Para você, com carinho.
"Às
vezes, me sinto muito só. Sem ontem e sem amanhã. Não adianta que haja pessoas
em volta de mim. Mesmo as mais queridas. Só se está só ou acompanhado, dentro
de si mesmo. Estou muito só hoje. Duas ou três lembranças que me fizeram
companhia, desde segunda-feira, eu já gastei. Não creio que, amanhã,
aconteça alguma coisa de melhor."
(O
diário de Antônio Maria)
Por
que Antônio Maria, se você e ele aparentavam temperamentos tão distantes? Ele, um
homem popular, falastrão, cheio de amigos. Você, um cara reservado, de palavras
poucas e precisas. Quase nada popular.
Ardia
em ambos, contudo, a identidade no refinamento do humor, na extrema sagacidade
e na profunda solidão, a solidão, esse rio manso, de águas escuras e fundas em
que poucos ousam mergulhar.
Você
sempre citava Antônio Maria, mencionando suas crônicas esportivas, sua
inteligência, a beleza de sua música, seu bolero.
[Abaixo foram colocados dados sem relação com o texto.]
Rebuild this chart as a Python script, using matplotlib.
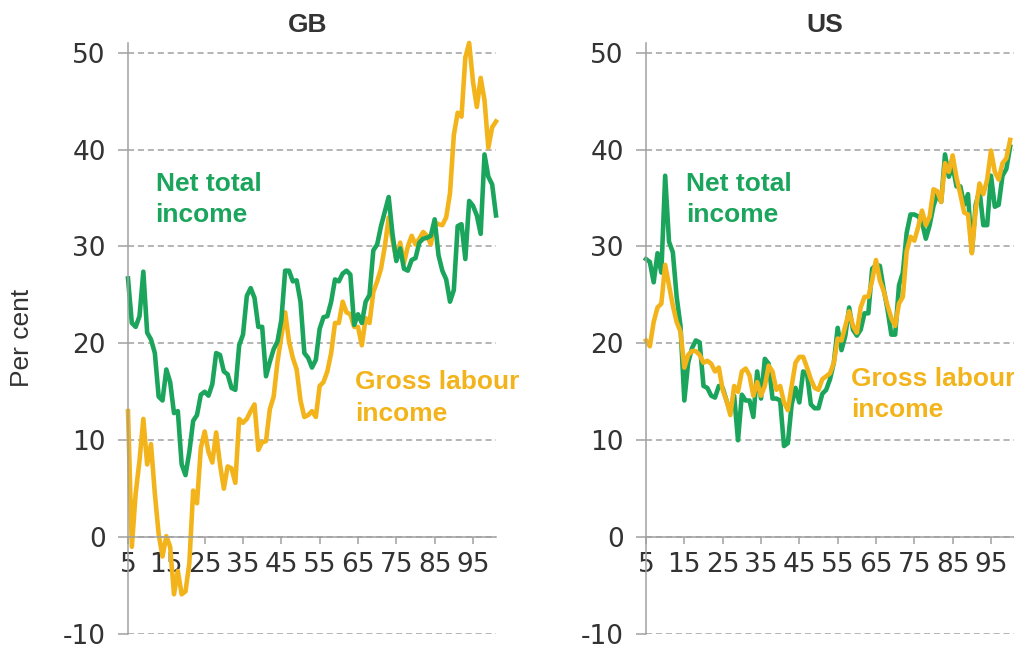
import numpy as np
import matplotlib.pyplot as plt

plt.rcParams['font.family'] = ['Liberation Sans', 'DejaVu Sans']
plt.rcParams['axes.unicode_minus'] = False

GREEN = '#1ba55c'
ORANGE = '#f3b41b'
GREY = '#a0a0a0'
TEXT = '#333333'

years = np.arange(1905, 2002)

# GB, per cent
gb_net = [26.7, 22.1, 21.7, 22.8, 27.4, 21.1, 20.4, 19.0, 14.5, 14.1,
          17.3, 16.0, 12.8, 13.0, 7.5, 6.4, 8.8, 12.0, 12.6, 14.7,
          15.0, 14.6, 15.8, 19.0, 18.8, 17.1, 16.8, 15.4, 15.2, 19.8,
          20.9, 24.9, 25.7, 24.7, 21.7, 21.7, 16.6, 18.1, 19.4, 20.2,
          22.4, 27.5, 27.5, 26.4, 26.5, 24.3, 19.0, 18.5, 17.5, 18.3,
          21.5, 22.7, 22.8, 24.3, 26.6, 26.4, 27.2, 27.5, 27.1, 21.9,
          23.0, 22.1, 24.3, 25.0, 29.6, 30.2, 32.1, 33.6, 35.1, 31.3,
          28.5, 29.8, 27.7, 27.5, 28.6, 28.8, 30.4, 30.8, 30.9, 31.1,
          32.8, 29.1, 27.5, 26.6, 24.3, 25.5, 32.1, 32.3, 28.7, 34.7,
          34.2, 33.2, 31.3, 39.5, 37.2, 36.4, 33.2]
gb_gross = [13.0, -1.0, 4.5, 7.9, 12.2, 7.5, 9.6, 4.5, 0.3, -2.0,
            0.1, -1.0, -5.9, -3.5, -5.9, -5.6, -2.7, 4.8, 3.5, 9.2,
            10.9, 8.8, 7.7, 10.8, 7.5, 5.0, 7.3, 7.1, 5.6, 12.2,
            11.8, 12.2, 13.0, 13.7, 9.0, 9.8, 9.9, 13.2, 14.5, 18.1,
            20.7, 23.2, 20.2, 18.5, 17.3, 14.1, 12.4, 12.6, 13.0, 12.4,
            15.6, 16.0, 17.1, 19.0, 22.1, 22.1, 24.3, 23.2, 23.0, 21.7,
            21.7, 19.8, 22.6, 22.1, 25.3, 26.4, 27.7, 30.0, 33.0, 30.6,
            28.7, 30.4, 28.3, 30.0, 31.1, 30.2, 30.8, 31.5, 31.1, 30.2,
            32.5, 32.3, 32.2, 33.0, 35.5, 41.5, 43.8, 43.4, 49.5, 51.0,
            47.0, 44.4, 47.4, 45.1, 40.2, 42.3, 42.9]

# US, per cent (to 2000)
us_net = [28.7, 28.4, 26.3, 29.3, 27.3, 37.3, 30.5, 29.4, 24.8, 21.8,
          14.1, 18.0, 19.5, 20.3, 20.1, 15.6, 15.4, 14.6, 14.4, 15.6,
          15.4, 14.1, 12.9, 14.6, 10.0, 14.7, 14.1, 14.1, 12.4, 17.1,
          14.3, 18.4, 17.9, 14.3, 14.3, 14.1, 9.4, 9.7, 13.7, 15.4,
          13.9, 17.1, 16.9, 13.7, 13.3, 13.3, 14.8, 15.2, 16.3, 18.0,
          21.6, 19.3, 20.8, 23.7, 21.4, 20.8, 21.4, 23.1, 23.1, 27.7,
          28.1, 28.0, 25.6, 23.5, 20.9, 20.9, 26.0, 27.3, 31.4, 33.3,
          33.3, 33.1, 32.5, 30.8, 32.2, 34.2, 35.4, 34.6, 39.5, 37.2,
          38.3, 36.2, 36.2, 34.3, 35.4, 29.4, 34.3, 35.8, 32.2, 32.2,
          37.3, 34.1, 34.3, 37.3, 38.0, 40.3]
us_gross = [20.3, 19.7, 22.2, 23.7, 24.1, 28.1, 26.0, 23.9, 22.2, 21.2,
            17.5, 18.8, 19.2, 19.2, 18.8, 18.0, 18.2, 17.9, 17.1, 17.5,
            15.2, 14.1, 12.6, 15.6, 15.0, 17.1, 17.4, 16.7, 14.6, 16.0,
            14.6, 15.6, 17.7, 17.1, 15.2, 15.6, 13.9, 13.1, 15.6, 18.0,
            18.6, 18.6, 17.5, 16.3, 15.4, 15.2, 16.3, 16.6, 16.9, 18.0,
            20.5, 20.3, 21.8, 23.3, 21.8, 21.1, 23.7, 24.8, 24.8, 26.5,
            28.6, 26.5, 25.4, 23.9, 22.6, 21.8, 24.1, 24.8, 29.5, 31.0,
            30.6, 32.0, 33.7, 32.2, 33.1, 35.9, 35.7, 34.6, 38.6, 37.7,
            39.4, 37.1, 35.4, 33.5, 33.3, 29.3, 33.7, 36.5, 35.4, 36.9,
            39.9, 37.7, 36.9, 38.6, 39.1, 41.0]

xticks = np.arange(1905, 2000, 10)
xlabels = [str(y % 100) for y in xticks]
yticks = np.arange(-10, 51, 10)

fig = plt.figure(figsize=(10.14, 6.48), dpi=100)
ax_gb = fig.add_axes([128 / 1014, 14 / 648, 368 / 1014, 591 / 648])
ax_us = fig.add_axes([646 / 1014, 14 / 648, 368 / 1014, 591 / 648])


def style(ax, title):
    ax.set_xlim(1905, 2001)
    ax.set_ylim(-10, 51)
    for s in ['top', 'right']:
        ax.spines[s].set_visible(False)
    ax.spines['bottom'].set_position(('data', 0))
    for s in ['left', 'bottom']:
        ax.spines[s].set_color(GREY)
        ax.spines[s].set_linewidth(1.1)
    ax.set_yticks(yticks)
    ax.set_xticks(xticks)
    ax.set_xticklabels(xlabels)
    ax.tick_params(axis='y', length=7, width=1.1, color=GREY, pad=9,
                   labelcolor=TEXT)
    ax.tick_params(axis='x', length=5, width=1.1, color=GREY, pad=6,
                   labelcolor=TEXT)
    for t in ax.get_xticklabels() + ax.get_yticklabels():
        t.set_fontfamily('DejaVu Sans')
        t.set_fontsize(19)
    ax.grid(axis='y', color=GREY, linewidth=1.1, dashes=(4, 2.5))
    ax.set_axisbelow(True)
    ax.set_title(title, fontsize=19, fontweight='bold', color=TEXT, pad=8, x=0.487)


style(ax_gb, 'GB')
style(ax_us, 'US')

ax_gb.plot(years, gb_gross, color=ORANGE, lw=3.3, clip_on=False, solid_joinstyle='round')
ax_gb.plot(years, gb_net, color=GREEN, lw=3.3, clip_on=False, solid_joinstyle='round')
ax_us.plot(years[:len(us_net)], us_net, color=GREEN, lw=3.3, clip_on=False, solid_joinstyle='round')
ax_us.plot(years[:len(us_gross)], us_gross, color=ORANGE, lw=3.3, clip_on=False, solid_joinstyle='round')

lab = dict(fontsize=19, fontweight='bold', va='top', ha='left', linespacing=1.38)
ax_gb.text(1912.2, 37.7, 'Net total\nincome', color=GREEN, **lab)
ax_gb.text(1964.3, 17.2, 'Gross labour\nincome', color=ORANGE, **lab)
ax_us.text(1915.4, 37.7, 'Net total\nincome', color=GREEN, **lab)
ax_us.text(1958.5, 17.6, 'Gross labour\nincome', color=ORANGE, **lab)

fig.text(22 / 1014, 1 - 338 / 648, 'Per cent', rotation=90, fontsize=19,
         color=TEXT, ha='center', va='center')

fig.savefig('out.png', dpi=100)
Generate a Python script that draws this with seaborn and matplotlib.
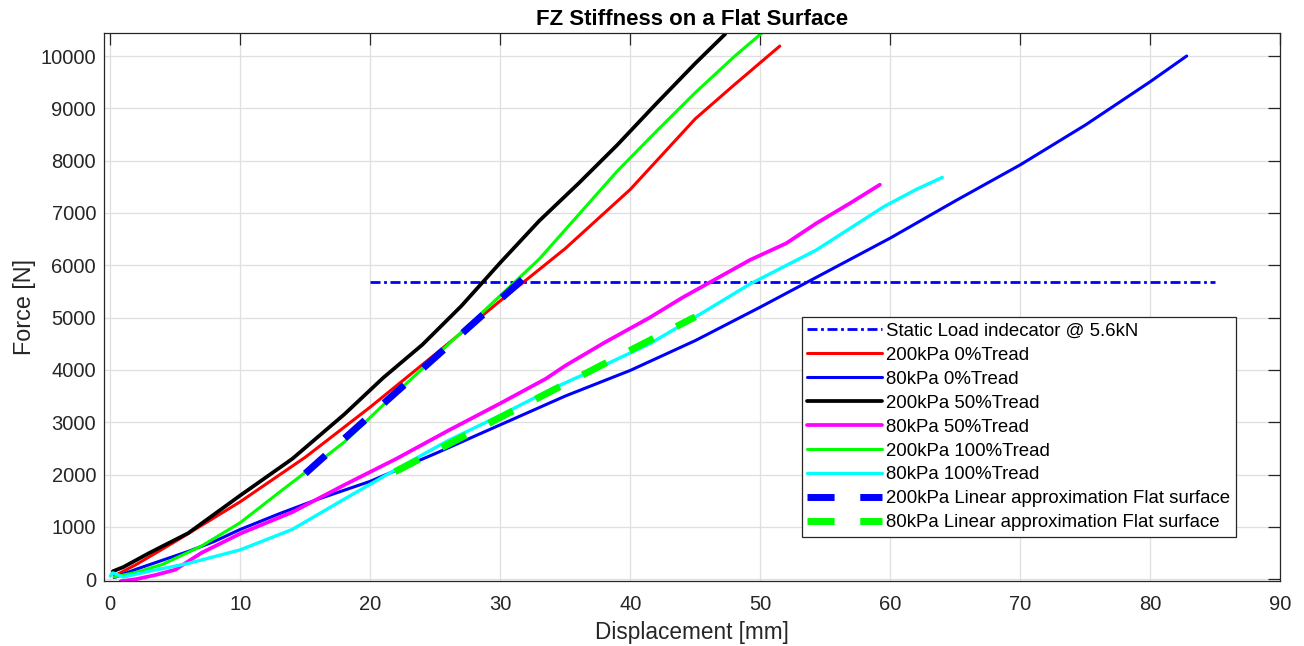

Você dizia de Antônio Maria
para dizer de si mesmo. Nele você se revelava e, em você, ele se ocultava.
Homens lapidados na noite, na boemia e dotados de extrema poesia por vezes incompreendida, as duas figuras tiveram o melhor de
suas vidas cantadas por terceiros, denunciantes encantados. Muitos destes forjaram suas
próprias histórias a partir dessa magia.
Completamente
amplos no sacrifício pelo amor - um deixou-se
devorar pela vida, e o outro, pela morte - partiram em plena elegia à sua
solidão. Nem a derradeira despedida serviu de motivo bastante para romper esse
pacto.
Porém, a sua arte da vida não é como a de Maria, que se imortalizou no merecido
reconhecimento da matéria de sua estética. Não, a sua arte reverbera como um
eco e como tal vai-se alastrando, perdendo sua força e contorno até
emudecer...
Mas há
algo nela que sobrevive por si, e em algum ponto, sem o compreender, ela é
vivida, doída, captada num brilho fulgurante de olhos de menino como foram os
seus até o fim. E, inusitadamente, um silêncio é rompido com um afinado e muito
familiar assobio que sopra uma pérola musical do melhor repertório de amor dos
anos 50, extraída “diretamente da Rádio Tupi”:
“Ninguém me ama,
Ninguém me quer,
Ninguém me chama
De Baudelaire.”
E a saudade vem como ondas de rádio.
E a saudade vem como ondas de rádio.
(*Referência aos
versos do samba-canção “Ninguém Me Ama”, de Antonio Maria e Fernando Lobo)
Tenho certeza de que ele gostou, com seu risinho contido, característico. eu também!